In 1979 an ecological survey team made up of zoologists from Fisheries and Wildlife and botanists from the Victorian Herbarium combined forces in an effort to determine the habitat of Burramys in Victoria.  The starting point was Mt Higginbotham, where the biologists set up a fine trapping and vegetation monitoring grid immediately around known locations for the animal.  They also set up a much larger, and more widely-spaced, survey grid which covered most of the ecosystem types in the region.  At each of these sites live traps were laid and botanical data were collected.  An analysis of the floristic and structural composition of the vegetation at sites where Burramys was captured, compared to those where they were not, revealed a close association between the animal and vegetation dominated by a few shrubs species, including the Mountain Plum-pine, that grew on rocky-boulder slopes.  When this kind of vegetation was later targetted for selective trapping the success rate was between ten and forty times that of non-targetted sites in the alps.  It seemed that biologists now knew where to look for Burramys.
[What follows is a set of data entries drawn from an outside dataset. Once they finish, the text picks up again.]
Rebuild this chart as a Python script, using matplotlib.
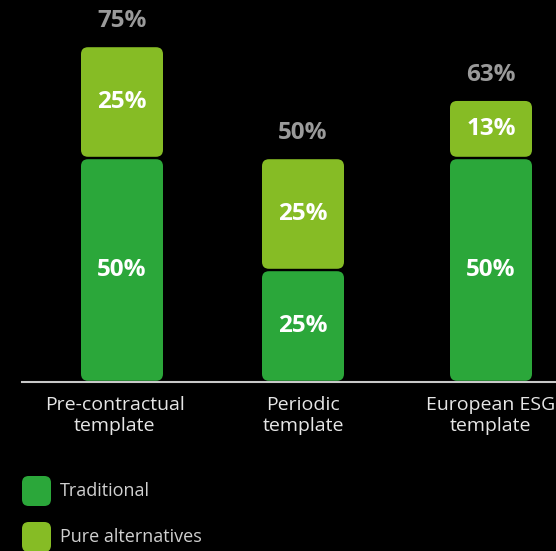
import matplotlib.pyplot as plt
from matplotlib.patches import FancyBboxPatch

plt.rcParams['font.family'] = ['Open Sans', 'DejaVu Sans']

categories = ['Pre-contractual\ntemplate', 'Periodic\ntemplate', 'European ESG\ntemplate']
traditional = [50, 25, 50]
pure_alt = [25, 25, 13]
totals = ['75%', '50%', '63%']

dark_green = '#2BA73A'
lime = '#86BC25'

W, H = 556, 551
fig = plt.figure(figsize=(W / 100, H / 100), dpi=100, facecolor='black')
# axes: x in pixels 22..556, baseline at y=382 px, 4.48 px per percent
ppu = 4.48
ymax = 80
ax = fig.add_axes([22 / W, (H - 382) / H, 534 / W, ymax * ppu / H])
ax.set_facecolor('black')
ax.set_xlim(22, 556)
ax.set_ylim(0, ymax)
ax.axis('off')

xpos = [122, 303, 491]
label_x = [115, 303, 491]
bw = 82
gap = 1.2 / ppu
aspect = 1 / ppu


def rbar(x, y0, h, color):
    p = FancyBboxPatch((x - bw / 2, y0 + gap), bw, h - 2 * gap,
                       boxstyle='round,pad=0,rounding_size=7',
                       mutation_aspect=aspect, fc=color, ec='none')
    ax.add_patch(p)


for x, t, p, tot in zip(xpos, traditional, pure_alt, totals):
    rbar(x, 0, t, dark_green)
    rbar(x, t, p, lime)
    ax.text(x, t / 2, f'{t}%', ha='center', va='center', color='white',
            fontsize=17.5, fontweight='bold')
    ax.text(x, t + p / 2, f'{p}%', ha='center', va='center', color='white',
            fontsize=17.5, fontweight='bold')
    ax.text(x, t + p + 25 / ppu, tot, ha='center', va='center', color='#9a9a9a',
            fontsize=17.5, fontweight='bold')

ax.plot([22, 556], [0, 0], color='#c8c8c8', lw=1.5, clip_on=False)

for x, c in zip(label_x, categories):
    fig.text(x / W, 1 - 396 / H, c, ha='center', va='top', color='#e6e6e6',
             fontsize=14, linespacing=1.2)

# legend
for i, (lab, col) in enumerate([('Traditional', dark_green), ('Pure alternatives', lime)]):
    yc = 491 + i * 46
    sq = FancyBboxPatch((22 / W, 1 - (yc + 15) / H), 29 / W, 30 / H,
                        boxstyle='round,pad=0,rounding_size=0.012',
                        mutation_aspect=W / H, transform=fig.transFigure,
                        fc=col, ec='none')
    fig.patches.append(sq)
    fig.text(60 / W, 1 - yc / H, lab, ha='left', va='center', color='#d0d0d0',
             fontsize=13)

fig.savefig('out.png', facecolor='black')
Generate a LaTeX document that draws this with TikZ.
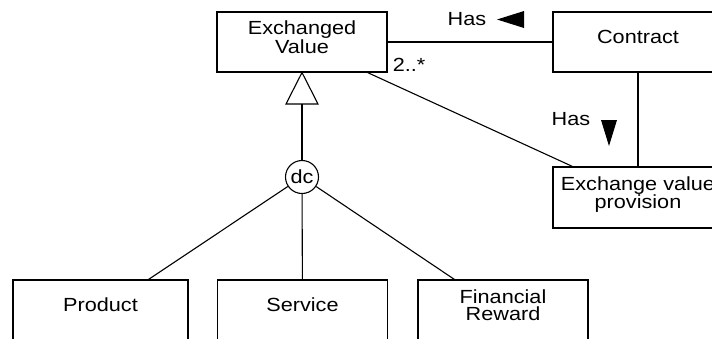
\documentclass[tikz,border=0pt]{standalone}
\usepackage{fontspec}
\setmainfont{Liberation Sans}[FakeStretch=1.14]
\usetikzlibrary{calc}
\tikzset {
    class/.style = {
        draw, rectangle, align = center, inner sep = 0pt,
        minimum width = 170pt, minimum height = 60pt,
        text depth = 10pt, line width = 1.1pt
    },
    tag/.style = {inner sep = 0pt},
    link/.style = {line width = 1.1pt},
    dc vertex/.style = {circle, draw, line width = 1.1pt, minimum size = 33pt, inner sep = 0pt}
}
\begin{document}
\begin{tikzpicture}[x = 1pt, y = -1pt, font = \fontsize{19}{17.5}\selectfont]
            \useasboundingbox (0, 0) rectangle (712, 338);
            \clip (0, 0) rectangle (712, 338);
            \node (value) [class] at (302, 42) {Exchanged\\Value};
            \node (contract) [class] at (638, 42) {Contract};
            \node (provision) [class, minimum height = 61pt] at (638, 197.5) {Exchange value\\provision};
            \node (product) [class, minimum width = 175pt] at (100.5, 310) {Product};
            \node (service) [class] at (302.5, 310) {Service};
            \node (reward) [class] at (503, 310) {Financial\\Reward};
            \node (dc) [dc vertex] at (302, 177) {dc};
            \coordinate (gen) at (302, 104);
            % associations
            \draw [link] (value) -- (contract);
            \draw [link] (contract) -- (provision);
            \draw [link] ([xshift = -20pt]value.south east) -- ([xshift = 20pt]provision.north west);
            \node (mult) [tag, anchor = base west] at ([xshift = 5pt, yshift = 1pt]value.south east) {2..*};
            \node (has top) [tag] at (467, 19.5) {Has};
            \coordinate (tip top) at (497, 19.5);
            \fill (tip top) -- ++(27, -8.5) -- ++(0, 17) -- cycle;
            \node (has side) [tag] at (571, 119.5) {Has};
            \coordinate (tip side) at (609, 146);
            \fill (tip side) -- ++(-8, -26) -- ++(16, 0) -- cycle;
            % generalization
            \draw [link, line join = miter] (value.south) -- ([xshift = 16pt]gen) -- ([xshift = -16pt]gen) -- cycle;
            \draw [link] (gen) -- (dc);
            \draw [link] (dc) -- ([xshift = -40pt]product.north east);
            \draw [link] (dc) -- (service);
            \draw [link] (dc) -- ([xshift = 37pt]reward.north west);
        \end{tikzpicture}
\end{document}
Since 1979 the number of locations where Burramys has been found has increased in both states, but the populations are never large and the habitat is very restricted.  Local disturbances such as fire, roadworks, buildings, changes to drainage, all have an adverse effect on Burramys numbers and some innovative solutions have been required to mitigate these changes.  One of the better known of these came about after it was found that female Burramys tended to stay in the preferred vegetation, higher on the mountain, whereas males would roam down to lower altitudes in search of food.  After plans were made for a road to be constructed between the male and female populations, biologists were concerned that the males wouldn't be able return to the breeding grounds for mating.  When it comes to problems of this type biologists tend to think in terms of habitat conservation and behavioural manipulation, while engineers tend to think in terms of building solutions.  In this case the two came together rather well with the construction of a so-called tunnel-of-love beneath the road, which was filled with boulders of the same size as those on the original slopes.  The preferred native shrubs were also encouraged to grow up to the edge of the tunnel to increase the appearance of the natural habitat.  This construction-for-conservation program was a success and the males moved through tunnel seemingly without stress.

New locations continued to be found for Burramys into the 2000s, the most recent of which is small patches of vegetation surrounding the Mt Buller ski resort about 80 km west of Mt Higginbotham.  It seems fitting for Burramys that the original record in this area came not from the capture of a live animal but from the identification of Burramys hair found in predator droppings.